Your first link doesn't prove nothing, it has nothing to do with airbags being mandatory. According to this: https://autoily.com/when-did-airbags-become-mandatory/ , they are only mandatory in the US (my fault, sorry). Some countries, like India, are requiring ONE front airbag since 2019. The core of my message stands: car makers go way ahead the mandates. I don't recall any safety technology that ever banned or delayed a car model from the market, unlike for example emission regulations, that are announced with a deadline in a "by 2030 no car can emit more than X CO2 g/km, so you better comply or be banned" fashion. In Europe that kind of regulation is causing diesel cars to vanish from the market. Safety regulations are always after the fact: "it seems than 100% of the new cars already have seat belts. Lets make it mandatory", and are usually announced with "the UE would like all cars to have anti-collision alert mechanisms before 2025", signaling that maybe in 2030 they make it mandatory for the remaining 20% that still don't have it today.
About the NCAP, I don't understand your message. Maybe you understood that brands send their cars to NCAP voluntarely? What I meant was that NCAP is a voluntary non-profit organization, and they can't do much even if your car is a cofin with wheels other than giving it zero stars. It's not like they can ban your car from the market under safety motives, like a government could do if they want.
What happens with these non-mandatory programmes is that a manufacturer can give the programme money to buy their standard equipment vehicle and then the programme will buy the appropriate car from a dealer. The vast majority of vehicles are purchased this way.
This way they can't manipulate the vehicles being tested. The easiest way for your new 4954 model to get excellent NCAP scores is to make the actual 4954's people can buy from a dealer all good enough for excellent NCAP scores, the NCAP will just buy one and test it and it should score well because it's a 4954.
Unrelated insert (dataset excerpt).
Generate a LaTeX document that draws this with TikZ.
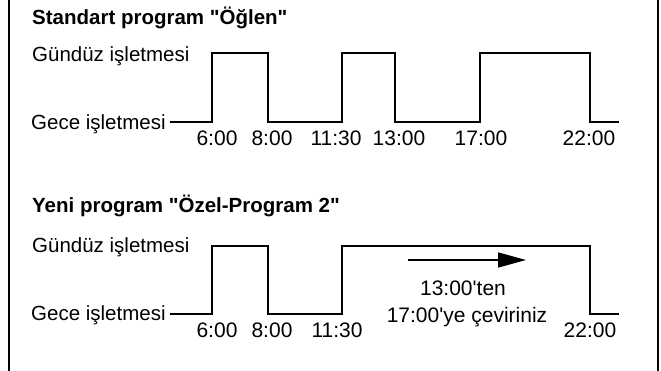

If only there was some way to move cars from one place to another :D
A fellow passenger on a train one day was in that line of work. Customer dispatches him to pick up a car, he gets a train to the nearest station, gets a taxi to the car, picks the car up, drives it to the desired destination, another taxi and another train ride. Pay is reasonable if you like driving and can fill your time on a train (e.g. you like to read or listen to stuff, not great if you're an outdoors person or you need to be at home looking after the kids). Obviously most customers are moving valuable cars they can't get to, classics, high end luxury or sports cars where there might only be two dealers in the country, that sort of thing, but he doesn't care if you want him to drive a mid-market hatchback bought new off the lot yesterday afternoon, pay is the same.
and Euro NCAP chooses the cars indepently: https://www.euroncap.com/en/about-euro-ncap/the-car-selectio...
Or is it possible that you mix up the US regulation on a thread about EURO NCAP?